Q: The police report says I’m at fault for the bicycle accident, but I wasn’t. What do I do?

A: I often see police reports that claim the cyclist was at fault for their own bicycle accident. Don’t worry. When we take the officer’s deposition we usually are able to demonstrate that the officer is wrong.

Q: Why is the police report not admissible as evidence in court?

A: Often the officer who takes the police report did not see the bicycle collision. The officer interviews everyone at the scene and gets their stories. Since the officer is only being told what others saw, everything they are told is hearsay and not admissible in court.

Q: I called the police when I had a bicycle collision and they said they’d send someone out but it could be a few hours. What am I going to do without a police report?

A: Many cities don’t send officers to take a police report if there are no injuries. Other cities do, but on an availability basis. If you really want to file a police report, go to the police or sheriff station and they’ll take a report.

Q: The insurance company is saying that the bicycle collision was my fault because the police report says the collision was my fault. What should I do?

A: Insurance companies will use any excuse to not pay a claim or to pay you as little as possible. They often use the excuse of the police report saying the cyclist is at fault for the bike collision. Your bicycle accident lawyer should be able to get to the truth when the officer is called to give sworn testimony at a deposition.

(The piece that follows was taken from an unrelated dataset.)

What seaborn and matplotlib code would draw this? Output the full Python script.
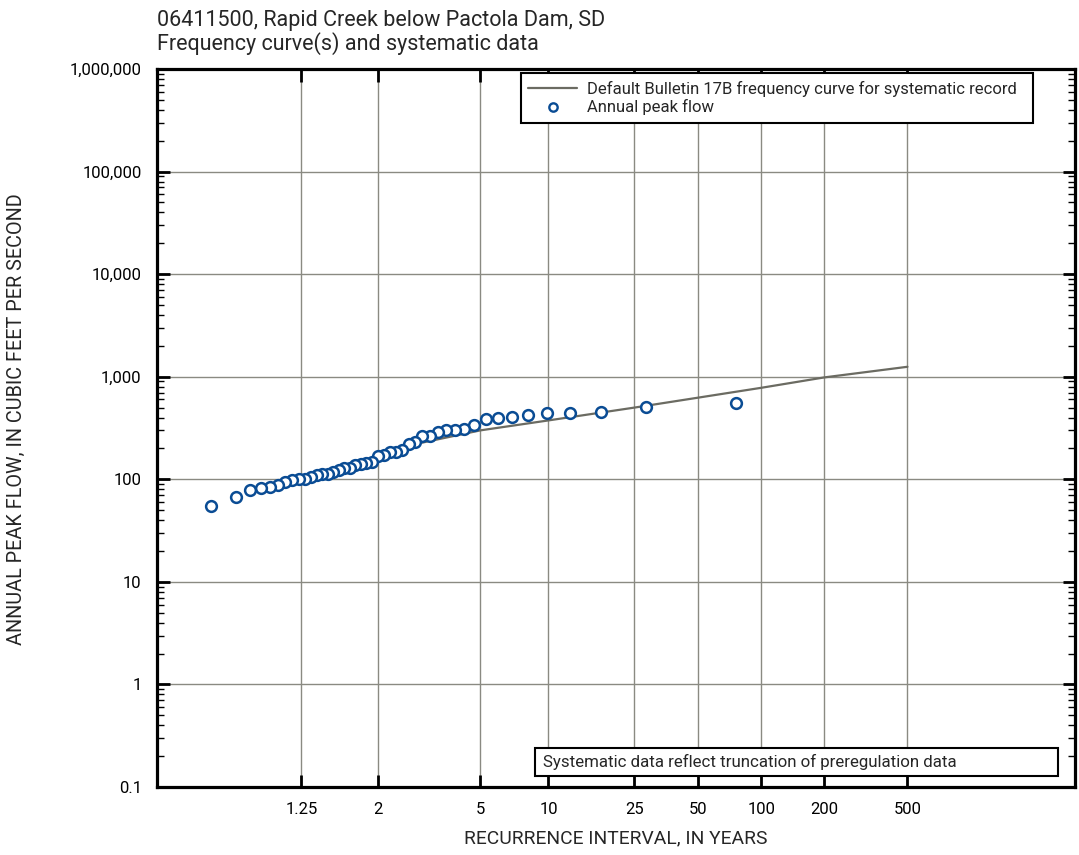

Q: How much does a bicycle accident lawyer cost?

A: A bicycle accident lawyer should take your case on a contingency basis. This means you pay no retainer or upfront fees. All the costs – including the cost of the attorney – is covered by the bicycle accident attorney. When the case is resolved the costs and a pre-agreed percentage of the verdict or settlement is taken out of the compensation obtained.

Q: If the bicycle accident lawyer loses my case, do I have to pay court costs and the attorney?

A: In most situations, if the bicycle accident lawyer loses the case, you pay nothing to reimburse the lawyer for costs or their time.


Q: How do I know how much my bicycle accident case is worth?

A: There are four major elements that determine how much your bicycle accident case is worth: 1.) What damages did you suffer; 2.) How much insurance is available; 3.) Who was liable for the collision; and 4.) Which bicycle accident lawyer you hire to represent you.

Q: Do I have a case if I didn’t suffer serious damages in my bicycle accident case?

A: You might. If your damages are $10,000 or less, you may be able to take your case to small claims court. But it’s always best to contact a bicycle accident attorney and get their perspective about your situation.


Q: How do I get uninsured or under-insured motorist insurance?

A: If you have car insurance, you probably have some amount of uninsured motorist insurance. Uninsured motorist insurance kicks in when you either don’t know who hit you – such as in a hit-and-run – or if your damages are more than the amount of insurance the other party carries. Uninsured motorist insurance is very inexpensive. It is wise to increase it to as much as the insurance company will allow.

Q: Can my insurance company raise my premium if I put in a claim for uninsured motorist insurance?

A: In California, it is illegal for insurance companies to raise your rates if you collect on your uninsured motorist insurance.

Q: What is comparative negligence?

A: Comparative negligence is when each participant in the bicycle collision is partially at fault. For example, if you are found 10% at fault for the bicycle accident, and if you get a verdict or settlement for $100,000, that means you will collect $90,000 instead of the full $100,000.


Q: Who could be liable for my bicycle accident?

A: You never really know who is liable for the bicycle accident until an investigation is done. It could be the driver of the motor vehicle, the repair shop of the motor vehicle or of the bicycle; the manufacturer of the motor vehicle or of the bicycle; or the government entity responsible for the road if there’s a dangerous road condition. Or, it could be any combination of the above.

Q: What damages can I recover compensation for?

A: You may be eligible to recover damages for medical expenses, lost wages and benefits, pain and suffering, and property damage. If you lost a loved one in a wrongful death, you also may be eligible for funeral expenses and other compensation for your economic losses.